◆ **Requirements**: In the data below, locate the line containing "Recreate this image" and the line containing "from matplotlib.transforms import", then retype both and everything between them exactly. Pictures are not part of the copy.

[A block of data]
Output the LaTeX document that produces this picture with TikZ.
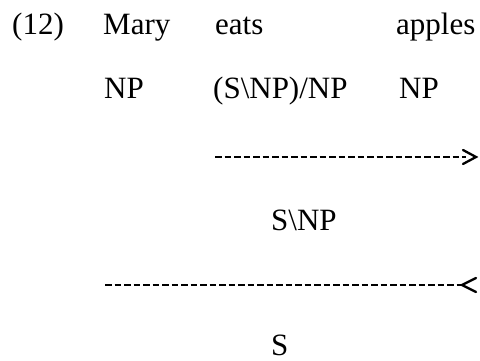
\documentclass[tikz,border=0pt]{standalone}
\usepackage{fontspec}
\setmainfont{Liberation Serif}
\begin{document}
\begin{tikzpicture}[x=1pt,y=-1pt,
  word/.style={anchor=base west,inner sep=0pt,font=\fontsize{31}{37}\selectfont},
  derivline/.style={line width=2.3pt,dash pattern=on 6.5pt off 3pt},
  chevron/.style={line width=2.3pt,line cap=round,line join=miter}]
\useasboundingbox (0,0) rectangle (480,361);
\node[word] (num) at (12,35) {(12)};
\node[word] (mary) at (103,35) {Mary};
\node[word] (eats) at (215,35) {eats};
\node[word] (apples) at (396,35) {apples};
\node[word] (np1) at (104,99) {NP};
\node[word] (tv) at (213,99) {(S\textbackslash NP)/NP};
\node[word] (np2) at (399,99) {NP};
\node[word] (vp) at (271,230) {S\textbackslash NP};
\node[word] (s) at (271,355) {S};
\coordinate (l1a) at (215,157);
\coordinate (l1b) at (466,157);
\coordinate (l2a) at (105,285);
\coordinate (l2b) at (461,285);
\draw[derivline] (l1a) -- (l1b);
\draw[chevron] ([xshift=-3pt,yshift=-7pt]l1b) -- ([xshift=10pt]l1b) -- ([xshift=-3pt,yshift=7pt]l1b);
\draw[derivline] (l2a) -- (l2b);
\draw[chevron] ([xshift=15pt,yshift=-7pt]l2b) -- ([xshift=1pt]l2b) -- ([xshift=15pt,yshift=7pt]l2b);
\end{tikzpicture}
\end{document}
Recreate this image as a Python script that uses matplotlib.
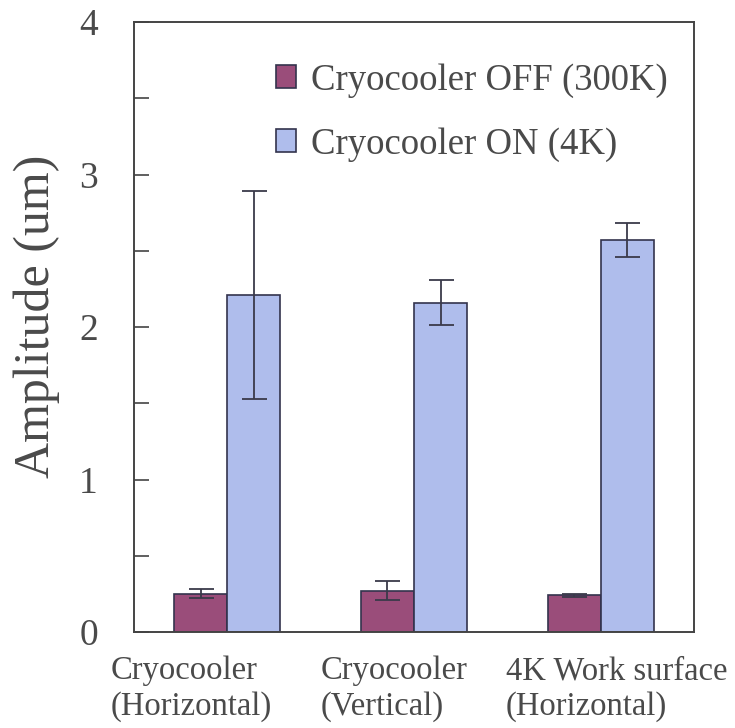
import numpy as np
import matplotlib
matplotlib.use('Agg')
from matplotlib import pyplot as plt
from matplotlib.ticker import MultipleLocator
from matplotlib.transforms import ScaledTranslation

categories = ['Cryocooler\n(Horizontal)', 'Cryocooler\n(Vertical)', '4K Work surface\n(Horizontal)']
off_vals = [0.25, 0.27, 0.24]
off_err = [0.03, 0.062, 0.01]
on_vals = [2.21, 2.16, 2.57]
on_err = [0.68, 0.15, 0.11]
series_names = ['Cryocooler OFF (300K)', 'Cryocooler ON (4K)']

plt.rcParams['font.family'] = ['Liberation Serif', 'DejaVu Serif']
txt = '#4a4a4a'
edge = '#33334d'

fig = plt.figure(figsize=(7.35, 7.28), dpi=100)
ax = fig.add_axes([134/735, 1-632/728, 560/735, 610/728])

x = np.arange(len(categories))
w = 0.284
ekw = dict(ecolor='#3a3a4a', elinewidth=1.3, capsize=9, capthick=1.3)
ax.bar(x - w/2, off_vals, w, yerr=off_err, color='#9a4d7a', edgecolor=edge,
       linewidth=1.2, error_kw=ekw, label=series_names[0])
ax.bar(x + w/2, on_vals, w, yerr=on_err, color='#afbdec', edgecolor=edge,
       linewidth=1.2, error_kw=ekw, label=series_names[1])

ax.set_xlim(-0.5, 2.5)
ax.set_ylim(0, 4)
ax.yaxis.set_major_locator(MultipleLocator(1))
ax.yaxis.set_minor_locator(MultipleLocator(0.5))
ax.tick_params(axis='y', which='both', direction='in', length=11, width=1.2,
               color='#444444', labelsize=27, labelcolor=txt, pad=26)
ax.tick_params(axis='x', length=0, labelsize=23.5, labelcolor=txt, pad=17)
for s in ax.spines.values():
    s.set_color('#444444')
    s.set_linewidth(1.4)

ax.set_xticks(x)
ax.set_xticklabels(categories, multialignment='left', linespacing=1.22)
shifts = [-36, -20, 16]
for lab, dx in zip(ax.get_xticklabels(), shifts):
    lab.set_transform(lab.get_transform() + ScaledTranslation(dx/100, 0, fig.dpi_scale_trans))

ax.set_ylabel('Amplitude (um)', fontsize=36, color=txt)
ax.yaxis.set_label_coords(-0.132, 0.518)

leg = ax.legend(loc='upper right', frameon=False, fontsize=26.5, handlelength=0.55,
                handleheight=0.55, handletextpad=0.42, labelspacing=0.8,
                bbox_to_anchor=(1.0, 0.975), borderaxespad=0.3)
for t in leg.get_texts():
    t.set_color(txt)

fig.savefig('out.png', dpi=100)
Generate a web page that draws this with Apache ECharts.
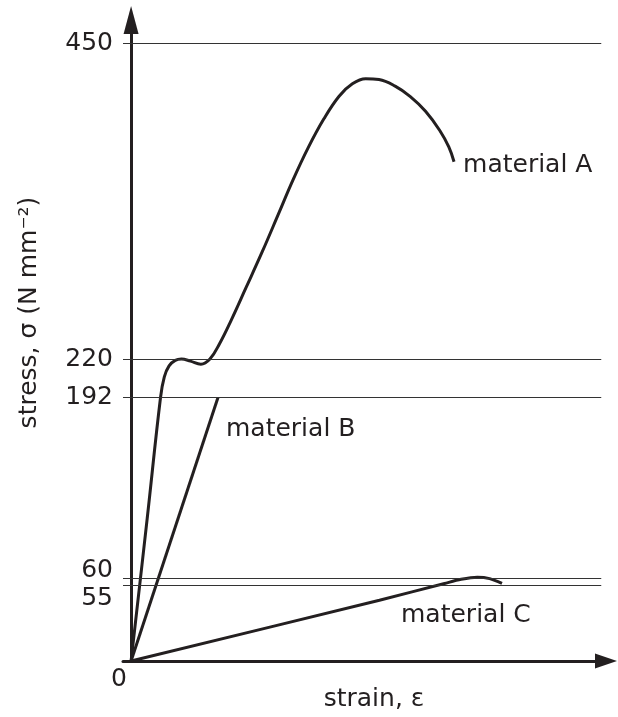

◆ **Answer to the exercise**:
Recreate this image as a Python script that uses matplotlib.
import numpy as np
import matplotlib
matplotlib.use('Agg')
from matplotlib import pyplot as plt
from matplotlib.ticker import MultipleLocator
from matplotlib.transforms import ScaledTranslation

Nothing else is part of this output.